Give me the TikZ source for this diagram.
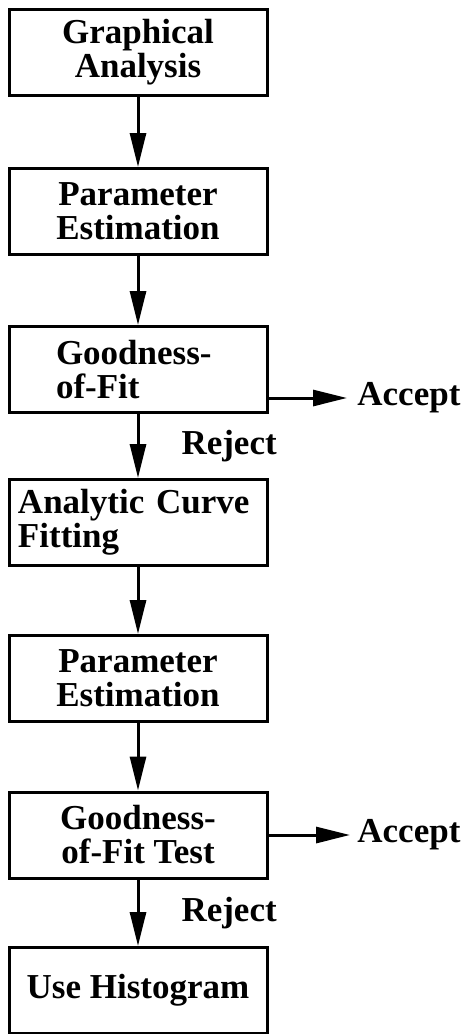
\documentclass[tikz,border=0pt]{standalone}
\usepackage{fontspec}
\setmainfont{Liberation Serif}
\usetikzlibrary{arrows.meta}
\newcommand{\stagewd}{129pt}
\newcommand{\stageht}{43pt}
\newcommand{\midx}{138}
\newcommand{\chartfont}{\bfseries\fontsize{17.5}{17}\selectfont}
\tikzset{
  stage/.style={draw, line width=1.5pt, minimum width=\stagewd,
    minimum height=\stageht, inner sep=0pt, align=center, font=\chartfont},
  flow/.style={line width=1.5pt, -{Triangle[length=17pt,width=8pt]}},
  answer/.style={inner sep=2pt, font=\chartfont}
}

\begin{document}
\begin{tikzpicture}[x=0.5pt, y=-0.5pt]
    \useasboundingbox (0,0) rectangle (467,1034);

    % stages
    \node (graph) at (\midx,52) [stage] {Graphical\\Analysis};
    \node (param1) at (\midx,211.5) [stage] {Parameter\\Estimation};
    \node (fit1) at (\midx,369.5) [stage, align=left, text width=82pt]
      {Goodness-\\of-Fit};
    \node (curve) at (\midx,522.5) [stage, align=left, text width=120pt]
      {Analytic Curve\\Fitting};
    \node (param2) at (\midx,678.5) [stage] {Parameter\\Estimation};
    \node (fit2) at (\midx,835) [stage] {Goodness-\\of-Fit Test};
    \node (hist) at (\midx,990.5) [stage] {Use Histogram};

    % outcomes
    \node (acc1) at (347,398) [answer, anchor=west, inner xsep=5pt] {Accept};
    \node (acc2) at (350,835) [answer, anchor=west, inner xsep=3.5pt] {Accept};

    % connectors
    \draw[flow] (graph) -- (param1);
    \draw[flow] (param1) -- (fit1);
    \draw[flow] (fit1) -- node[answer, right=19pt] (rej1) {Reject} (curve);
    \draw[flow] ([yshift=-14.25pt]fit1.east) -- (acc1);
    \draw[flow] (curve) -- (param2);
    \draw[flow] (param2) -- (fit2);
    \draw[flow] (fit2) -- node[answer, right=19pt] (rej2) {Reject} (hist);
    \draw[flow] (fit2) -- (acc2);
\end{tikzpicture}
\end{document}
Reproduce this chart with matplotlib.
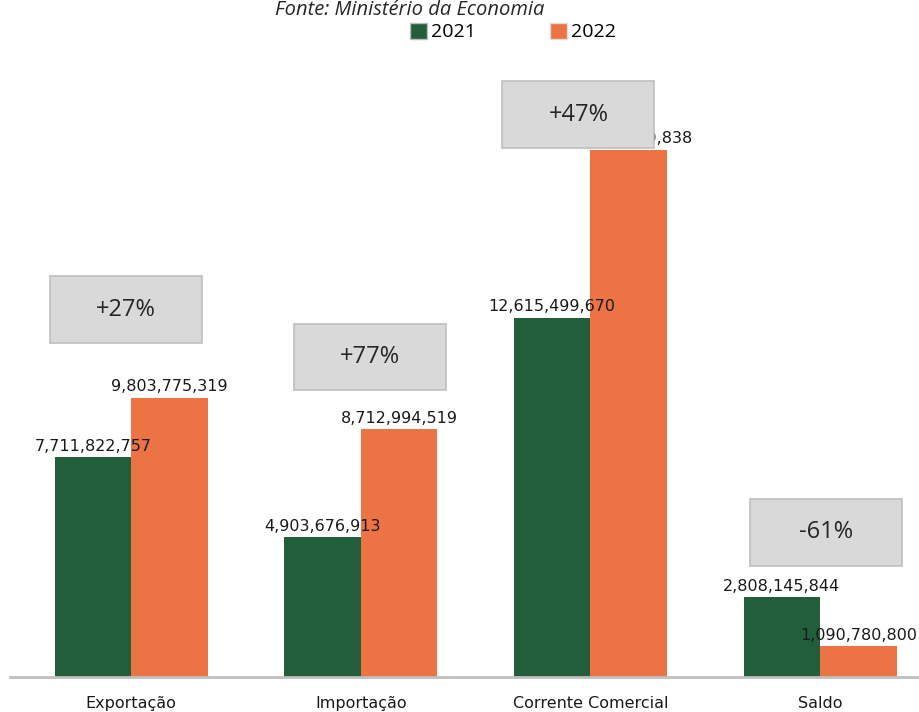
import matplotlib
matplotlib.use('Agg')
import matplotlib.pyplot as plt
import numpy as np
from matplotlib.patches import Rectangle, Patch

#data
categories = ['Exportação', 'Importação', 'Corrente Comercial', 'Saldo']
v2021 = [7711822757, 4903676913, 12615499670, 2808145844]
v2022 = [9803775319, 8712994519, 18516769838, 1090780800]
changes = ['+27%', '+77%', '+47%', '-61%']
years = ['2021', '2022']

green = '#225E3A'
orange = '#EC7344'

fig = plt.figure(figsize=(9.2, 7.12), dpi=100)
ax = fig.add_axes([10/920, 35/712, 910/920, 677/712])

x = np.arange(len(categories))
w = 0.333
ax.bar(x - w/2, v2021, w, color=green, zorder=2)
ax.bar(x + w/2, v2022, w, color=orange, zorder=2)

ax.set_xlim(-0.527, 3.435)
ax.set_ylim(0, 23.78e9)

#value labels above each bar
for i in range(len(categories)):
    ax.text(x[i] - w/2, v2021[i] + 0.12e9, f'{v2021[i]:,}', ha='center', va='bottom',
            fontsize=11.5, color='#1a1a1a', zorder=3)
    ax.text(x[i] + w/2, v2022[i] + 0.12e9, f'{v2022[i]:,}', ha='center', va='bottom',
            fontsize=11.5, color='#1a1a1a', zorder=3)

#grey change boxes
box_pos = [(-0.024, 12.9e9), (1.04, 11.24e9), (1.948, 19.75e9), (3.026, 5.09e9)]
bw, bh = 0.662, 2.35e9
for (cx, cy), txt in zip(box_pos, changes):
    ax.add_patch(Rectangle((cx - bw/2, cy - bh/2), bw, bh, facecolor='#d9d9d9',
                           edgecolor='#bfbfbf', linewidth=1.2, zorder=5, clip_on=False))
    ax.text(cx, cy, txt, ha='center', va='center', fontsize=17, family='Open Sans',
            color='#262626', zorder=6)

for s in ['top', 'right', 'left']:
    ax.spines[s].set_visible(False)
ax.spines['bottom'].set_color('#bfbfbf')
ax.spines['bottom'].set_linewidth(2)
ax.set_yticks([])
ax.set_xticks(x)
ax.set_xticklabels(categories, fontsize=11.5, color='#1a1a1a')
ax.tick_params(axis='x', length=0, pad=14)

fig.text(410/920, 1 - 15/712, 'Fonte: Ministério da Economia', ha='center', va='baseline',
         fontsize=14.5, style='italic', family='Open Sans', color='#262626')

handles = [Patch(facecolor=green, edgecolor='#bbbbbb'), Patch(facecolor=orange, edgecolor='#dddddd')]
fig.legend(handles, years, loc='center', bbox_to_anchor=(513/920, 1 - 32/712), ncol=2,
           frameon=False, handlelength=0.9, handleheight=0.9, borderpad=0.1,
           handletextpad=0.2, columnspacing=3.8, prop={'family': 'Open Sans', 'size': 14})

plt.savefig('out.png', dpi=100)
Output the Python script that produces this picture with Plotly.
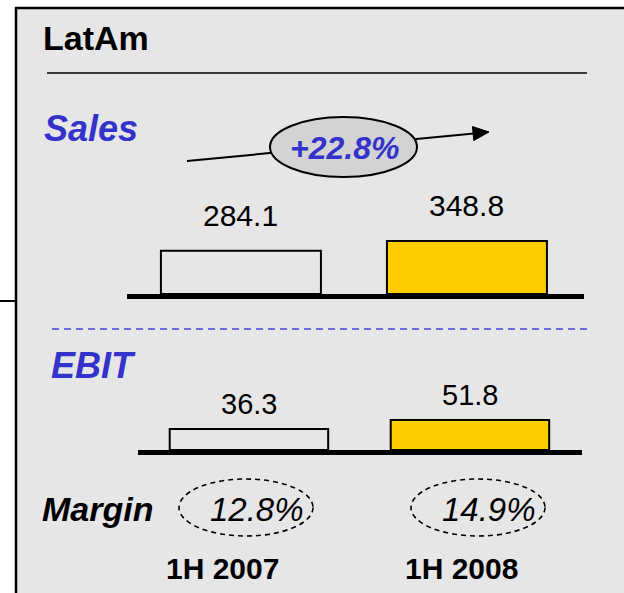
import plotly.graph_objects as go

# ---- data ----
periods = ["1H 2007", "1H 2008"]
sales = [284.1, 348.8]
ebit = [36.3, 51.8]
margin_pct = [12.8, 14.9]
sales_growth_pct = 22.8

W, H = 624, 593
BLUE = "#3333CC"
BG = "#E6E6E6"
FONT = "Arial, Liberation Sans, sans-serif"
bar_fills = ["rgba(0,0,0,0)", "#FFCC00"]


def px(x):
    return x / W


def py(y):
    return 1 - y / H


fig = go.Figure()

fig.add_trace(go.Bar(
    x=periods, y=sales, width=0.708,
    marker=dict(color=bar_fills, line=dict(color="black", width=2)),
    xaxis="x", yaxis="y", hoverinfo="skip", showlegend=False,
))
fig.add_trace(go.Bar(
    x=periods, y=ebit, width=0.717,
    marker=dict(color=bar_fills, line=dict(color="black", width=2)),
    xaxis="x2", yaxis="y2", hoverinfo="skip", showlegend=False,
))

axis_common = dict(showgrid=False, zeroline=False, showticklabels=False, ticks="", fixedrange=True)

fig.update_layout(
    width=W, height=H,
    autosize=False,
    margin=dict(l=0, r=0, t=0, b=0, pad=0),
    paper_bgcolor=BG,
    plot_bgcolor="rgba(0,0,0,0)",
    bargap=0,
    xaxis=dict(domain=[px(127), px(584)], range=[-0.504, 1.518], anchor="y",
               showline=True, linecolor="black", linewidth=5, type="category", **axis_common),
    yaxis=dict(domain=[py(294), py(187.6)], range=[0, 700], anchor="x", showline=False, **axis_common),
    xaxis2=dict(domain=[px(138), px(582)], range=[-0.502, 1.507], anchor="y2",
                showline=True, linecolor="black", linewidth=5, type="category", **axis_common),
    yaxis2=dict(domain=[py(450), py(392.1)], range=[0, 100], anchor="x2", showline=False, **axis_common),
)

shapes = []
# white surround above and to the left of the panel
shapes.append(dict(type="rect", xref="paper", yref="paper",
                   x0=-0.01, x1=px(16), y0=-0.01, y1=1.01,
                   fillcolor="white", line=dict(width=0), layer="below"))
shapes.append(dict(type="rect", xref="paper", yref="paper",
                   x0=-0.01, x1=1.01, y0=py(8), y1=1.01,
                   fillcolor="white", line=dict(width=0), layer="below"))
# panel left and top border
shapes.append(dict(type="line", xref="paper", yref="paper",
                   x0=px(16), x1=px(16), y0=py(7), y1=-0.05,
                   line=dict(color="black", width=2.5)))
shapes.append(dict(type="line", xref="paper", yref="paper",
                   x0=px(15), x1=1.05, y0=py(8), y1=py(8),
                   line=dict(color="black", width=2.5)))
# small connector line on the left edge
shapes.append(dict(type="line", xref="paper", yref="paper",
                   x0=px(0), x1=px(16), y0=py(301), y1=py(301),
                   line=dict(color="black", width=2)))
# rule under the title
shapes.append(dict(type="line", xref="paper", yref="paper",
                   x0=px(47), x1=px(587), y0=py(73), y1=py(73),
                   line=dict(color="black", width=1.5)))
# dashed separator between Sales and EBIT
shapes.append(dict(type="line", xref="paper", yref="paper",
                   x0=px(52), x1=px(590), y0=py(329), y1=py(329),
                   line=dict(color="#4444DD", width=1.5, dash="7px,5px")))
# growth arrow line
shapes.append(dict(type="line", xref="paper", yref="paper",
                   x0=px(187), x1=px(474), y0=py(161), y1=py(133.5),
                   line=dict(color="black", width=2)))
# arrow head
shapes.append(dict(type="path", xref="paper", yref="paper",
                   path=f"M {px(489)} {py(132)} L {px(473.8)} {py(140.5)} L {px(472.4)} {py(126.5)} Z",
                   fillcolor="black", line=dict(color="black", width=1)))
# growth bubble
shapes.append(dict(type="circle", xref="paper", yref="paper",
                   x0=px(270), x1=px(417), y0=py(177), y1=py(117),
                   fillcolor="#D3D3D3", line=dict(color="black", width=2)))
# dashed margin ellipses
for cx in (246, 478):
    shapes.append(dict(type="circle", xref="paper", yref="paper",
                       x0=px(cx - 67), x1=px(cx + 67), y0=py(536), y1=py(479),
                       line=dict(color="black", width=1.6, dash="5px,4px")))

annotations = []


def text(x, y, s, size, color="black", xanchor="center"):
    annotations.append(dict(xref="paper", yref="paper", x=px(x), y=py(y), text=s,
                            showarrow=False, xanchor=xanchor, yanchor="middle",
                            font=dict(family=FONT, size=size, color=color)))


text(40.5, 38.5, "<b>LatAm</b>", 34, "black", "left")
text(42, 129, "<b><i>Sales</i></b>", 36, BLUE, "left")
text(344, 148, f"<b><i>+{sales_growth_pct:.1f}%</i></b>", 32, BLUE)
text(49, 365, "<b><i>EBIT</i></b>", 36, BLUE, "left")
text(40, 509, "<b><i>Margin</i></b>", 34, "black", "left")
for cx, m in zip((257, 489), margin_pct):
    text(cx, 509, f"<i>{m:.1f}%</i>", 33)
for cx, p in zip((222, 461), periods):
    text(cx, 568, f"<b>{p}</b>", 30)

# value labels above bars
for p, v in zip(periods, sales):
    annotations.append(dict(xref="x", yref="y", x=p, y=v, text=f"{v:.1f}", showarrow=False,
                            yanchor="middle", yshift=35,
                            font=dict(family=FONT, size=30, color="black")))
for p, v in zip(periods, ebit):
    annotations.append(dict(xref="x2", yref="y2", x=p, y=v, text=f"{v:.1f}", showarrow=False,
                            yanchor="middle", yshift=25,
                            font=dict(family=FONT, size=29, color="black")))

fig.update_layout(shapes=shapes, annotations=annotations)

fig.write_html(
    "out.html",
    config={"displayModeBar": False, "staticPlot": True},
    post_script=(
        "document.documentElement.style.overflow='hidden';"
        "document.body.style.margin='0';document.body.style.overflow='hidden';"
    ),
)
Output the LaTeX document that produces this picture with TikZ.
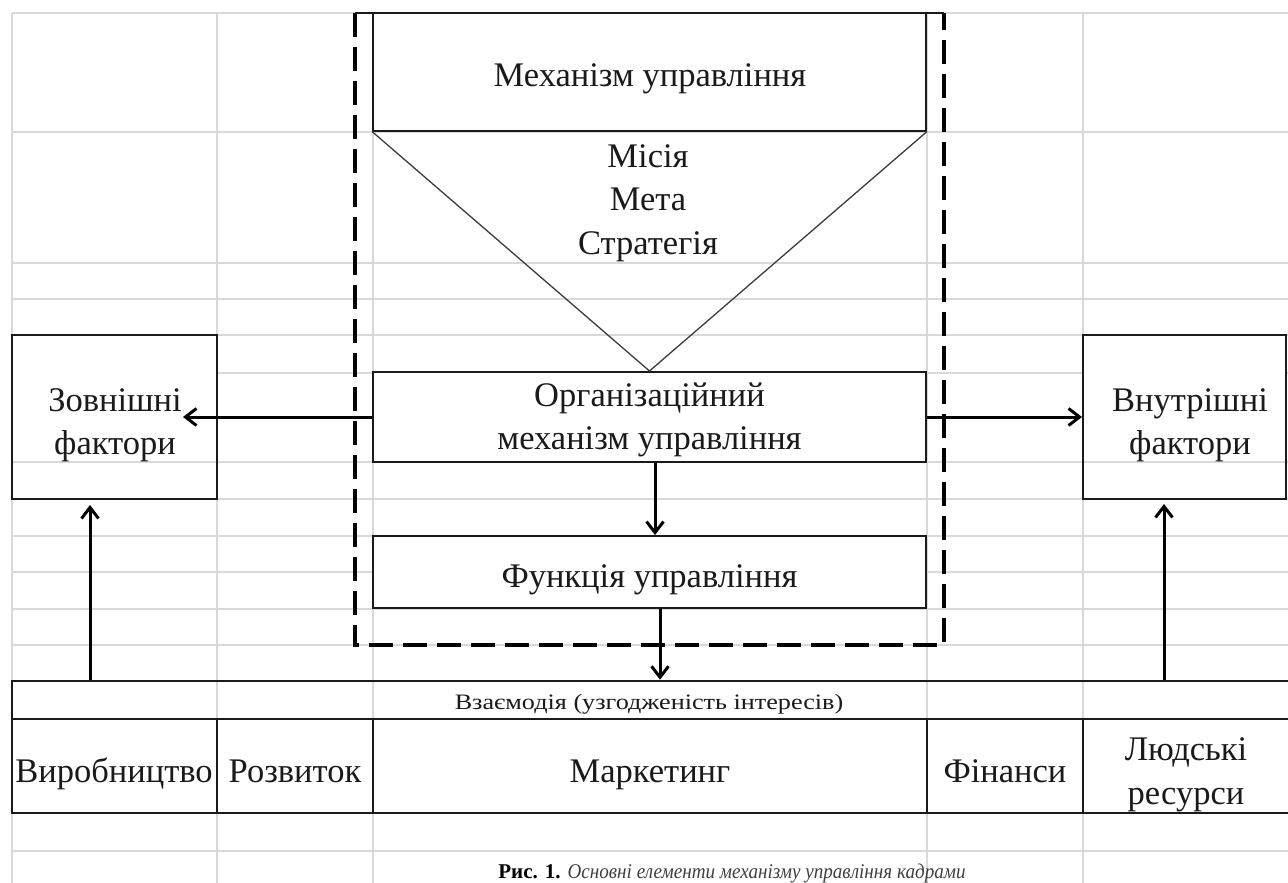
\documentclass[tikz,border=0pt]{standalone}
\usepackage{fontspec}
\setmainfont{Liberation Serif}
\usetikzlibrary{arrows.meta}
\definecolor{gridc}{HTML}{D9D9D9}
\definecolor{ink}{HTML}{1A1A1A}
\begin{document}
\begin{tikzpicture}[x=1pt,y=-1pt,
  gridline/.style={draw=gridc, line width=1.6pt},
  box/.style={draw=ink, line width=2pt, fill=white, inner sep=0pt},
  sidebox/.style={draw=ink, line width=2pt, inner sep=0pt},
  cell/.style={draw=ink, line width=2.6pt, inner sep=0pt},
  lbl/.style={font=\fontsize{34.5}{43.5}\selectfont, align=center, text=ink, inner sep=0pt},
  bl/.style={lbl, anchor=base},
  arr/.style={draw=black, line width=3pt, -{Straight Barb[length=11pt,width=17pt]}},
  dashbox/.style={draw=black, line width=4.5pt, dash pattern=on 24pt off 10pt},
  tri/.style={draw=ink!85, line width=1.3pt}]

\useasboundingbox (0,0) rectangle (1288,883);
\fill[white] (0,0) rectangle (1288,883);

% spreadsheet grid
\foreach \x in {12,217,373,927,1083} \draw[gridline] (\x,13) -- (\x,883);
\foreach \y in {13,132,263,299,335,373,462,499,536,572,609,645,681,719,813,851} \draw[gridline] (12,\y) -- (1288,\y);

% dashed frame
\draw[dashbox] (355,13) -- (355,645) -- (944,645) -- (944,13);
\draw[draw=ink, line width=2pt] (355,13) -- (373,13) (926,13) -- (944,13);

% central boxes
\node[box, minimum width=553pt, minimum height=117pt] (mech) at (649.5,72) {};
\node[box, minimum width=553pt, minimum height=90pt] (org) at (649.5,417) {};
\node[box, minimum width=553pt, minimum height=72pt] (fun) at (649.5,572) {};
\node[bl] (mecht) at (650,87) {Механізм управління};
\node[lbl] (orgt) at (649.5,420) {Організаційний\\механізм управління};
\node[bl] (funt) at (649.5,587) {Функція управління};

% triangle
\draw[tri] (mech.south west) -- (org.north) -- (mech.south east);
\node[lbl] (goals) at (648,203) {Місія\\Мета\\Стратегія};

% side boxes
\fill[white] (13,336) rectangle (216,455);
\fill[white] (1084,336) rectangle (1285,455);
\node[sidebox, minimum width=205pt, minimum height=164pt] (zov) at (114.5,417) {};
\node[sidebox, minimum width=203pt, minimum height=164pt] (vnut) at (1184.5,417) {};
\node[lbl] (zovt) at (115,425) {Зовнішні\\фактори};
\node[lbl] (vnutt) at (1190,425) {Внутрішні\\фактори};

% bottom table
\node[cell, minimum width=1283pt, minimum height=38pt] (inter) at (653.5,700) {};
\node[cell, minimum width=205pt, minimum height=94pt] (c1) at (114.5,766) {};
\node[cell, minimum width=156pt, minimum height=94pt] (c2) at (295,766) {};
\node[cell, minimum width=554pt, minimum height=94pt] (c3) at (650,766) {};
\node[cell, minimum width=156pt, minimum height=94pt] (c4) at (1005,766) {};
\node[cell, minimum width=212pt, minimum height=94pt] (c5) at (1189,766) {};

\node[text=ink, inner sep=0pt, anchor=base, font=\fontsize{22}{26}\selectfont] (intert) at (649,709) {\scalebox{1.19}[1]{Взаємодія (узгодженість інтересів)}};
\node[bl] (t1) at (114,782) {Виробництво};
\node[bl] (t2) at (295,782) {Розвиток};
\node[bl] (t3) at (650,782) {Маркетинг};
\node[bl] (t4) at (1005,782) {Фінанси};
\node[lbl] (t5) at (1186,775) {Людські\\ресурси};

% caption
\node[inner sep=0pt, anchor=base, font=\fontsize{21}{25}\selectfont] (cap) at (732,878) {\textbf{Рис. 1.} {\color{black!75}\scalebox{0.91}[1]{\itshape Основні елементи механізму управління кадрами}}};

% connectors
\coordinate (zin) at (183,417);
\draw[arr] (org.west) -- (zin);
\draw[arr] (org.east) -- (org.east -| vnut.west);
\draw[arr] ([xshift=5.5pt]org.south) -- ([xshift=5.5pt]fun.north);
\draw[arr] ([xshift=10.5pt]fun.south) -- ([xshift=10.5pt]fun.south |- inter.north);
\coordinate (lup) at (90,505);
\coordinate (rup) at (1164,504);
\draw[arr] (lup |- inter.north) -- (lup);
\draw[arr] (rup |- inter.north) -- (rup);
\end{tikzpicture}
\end{document}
____
#### [Exercise directions]
Set down exactly the lines above, from the line containing "Output the Python" through the line containing "fig = go.Figure()". Skip the pictures.

#### [Written solution]
Output the Python script that produces this picture with Plotly.
import plotly.graph_objects as go

# ---- data ----
periods = ["1H 2007", "1H 2008"]
sales = [284.1, 348.8]
ebit = [36.3, 51.8]
margin_pct = [12.8, 14.9]
sales_growth_pct = 22.8

W, H = 624, 593
BLUE = "#3333CC"
BG = "#E6E6E6"
FONT = "Arial, Liberation Sans, sans-serif"
bar_fills = ["rgba(0,0,0,0)", "#FFCC00"]


def px(x):
    return x / W


def py(y):
    return 1 - y / H


fig = go.Figure()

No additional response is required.